Remember! Your nursing diagnoses depend no the medical diagnoses. This is what you base them on.
You have to understand how Kawasaki's affects the body so think about it. The more usual signs & symptoms are fever, conjunctivitis, gingivitis, an exfoliative rash at the hands & feet with edema and joint inflammation. How a disease affects the body is what you'll be dealing with as a nurse. If it causes fevers, you'll give Tylenol, initiate cooling measures, monitor the temp, and so on. Understand?
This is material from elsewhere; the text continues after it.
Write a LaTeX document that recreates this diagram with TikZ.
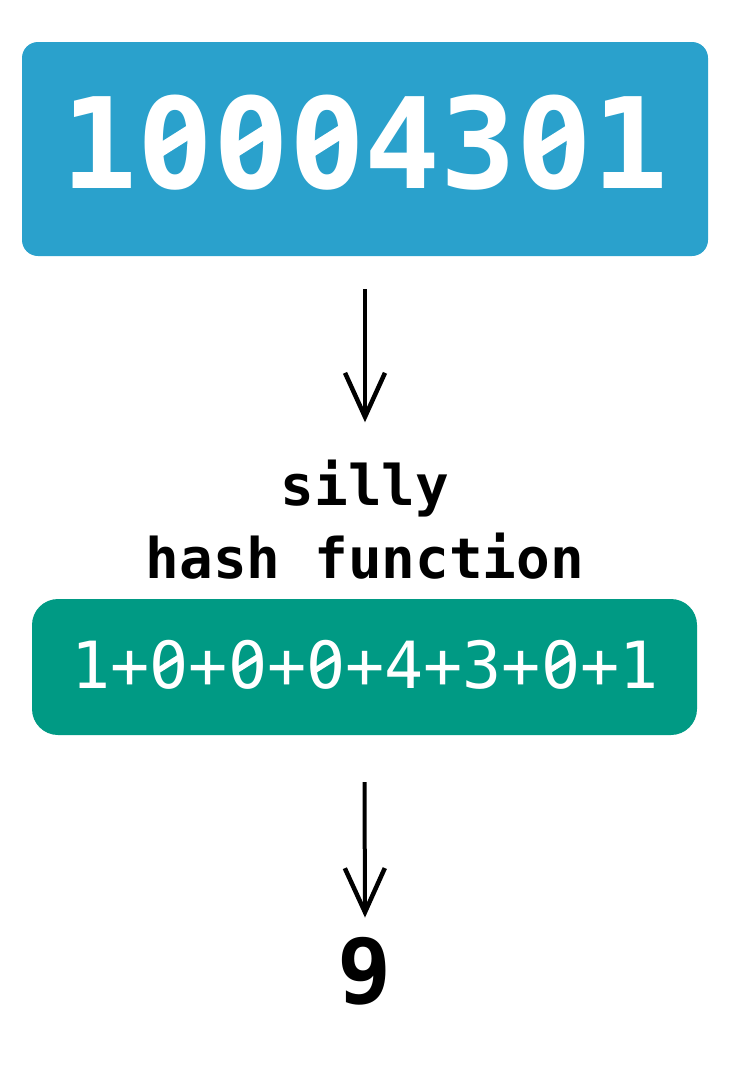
\documentclass[tikz,border=0pt]{standalone}
\usepackage{fontspec}
\newfontfamily\dmono{DejaVu Sans Mono}
\usetikzlibrary{arrows.meta}
\definecolor{boxblue}{RGB}{42,161,204}
\definecolor{boxgreen}{RGB}{0,154,132}
\tikzset{
  databox/.style={rectangle, inner sep=0pt, draw=none},
  flowarrow/.style={line width=4pt, -{Straight Barb[length=44pt,width=40pt,line width=4.5pt]}},
  txt/.style={inner sep=0pt, anchor=base, font=\dmono},
  zeroslash/.style={white, line width=#1}
}
\begin{document}
\begin{tikzpicture}[x=1pt,y=-1pt]
\useasboundingbox (0,0) rectangle (730,1074);
% input box
\node[databox, fill=boxblue, rounded corners=16pt, minimum width=686pt, minimum height=214pt] (input) at (365,149) {};
\node[txt, text=white, font=\dmono\bfseries\fontsize{126}{126}\selectfont] (inputtext) at (365,188) {10004301};
% slashed zeros (bold)
\foreach \zx in {175.4,251.2,327.1,554.7} {
  \fill[boxblue] (\zx,142.1) ellipse [x radius=12pt, y radius=17pt];
  \draw[zeroslash=13pt] (\zx-19,152.6) -- (\zx+19,128.6);
}
% label
\node[txt, font=\dmono\bfseries\fontsize{56}{56}\selectfont] (lbl1) at (365,505) {silly};
\node[txt, font=\dmono\bfseries\fontsize{56}{56}\selectfont] (lbl2) at (365,578) {hash function};
% sum box
\node[databox, fill=boxgreen, rounded corners=26pt, minimum width=665pt, minimum height=136pt] (sum) at (364.5,667) {};
\node[txt, text=white, font=\dmono\fontsize{65}{65}\selectfont] (sumtext) at (365,688) {1+0+0+0+4+3+0+1};
% slashed zeros (regular)
\foreach \zx in {169.3,247.6,325.9,560.6} {
  \fill[boxgreen] (\zx,664.3) ellipse [x radius=5pt, y radius=8pt];
  \draw[zeroslash=5.5pt] (\zx-10.5,670.1) -- (\zx+10.5,656.8);
}
% result
\node[txt, font=\dmono\bfseries\fontsize{90}{90}\selectfont] (result) at (365,1003) {9};
% arrows
\coordinate (a1s) at ([yshift=-33pt]input.south);
\coordinate (a1e) at ([yshift=37pt]lbl1.north);
\coordinate (a2s) at ([yshift=-47pt]sum.south);
\coordinate (a2e) at ([yshift=19pt]result.north);
\draw[flowarrow] (a1s) -- (a1e);
\draw[flowarrow] (a2s) -- (a2e);
\end{tikzpicture}
\end{document}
Once you come up with a nursing diagnosis (dx), support it with evidence. You state this AEB (as evidenced by) or M/B (manifested by).
Okay. So start with fever. Fever: "altered body temperature M/B
T 101.8 - 103.2F".
Conjunctivitis: "L & R eye redness and yellow drainage" (Doesn't need evidence. This IS the evidence)
Gingivitis: "Gum irritation M/B redness and swelling at upper and lower gums"
Rash: "Impaired Skin Integerity at bilateral hands M/B red rash with exfoliation"
"Impaired Skin Integrity at bilateral feet M/B red rash with exfoliation"
Hand edema: "Impaired Tissue Integrity M/B 2+ pitting edema at bilateral hands"
Foot edema: "Impaired Tissue Integrity M/B 3+ pitting edema at bilateral feet"
Joint inflammation: "Pain M/B warmth, redness and swelling at bilateral knees and pt. states 6/10 pain on 0-10 P/S"
A care plan for this pt. would be lengthy, several pages. And this pt. is vulnerable to pericarditis and meningitis. Think of the dxs for those! Now can you come up with appropriate goals, time frames, interventions, rationales and realistic outcomes?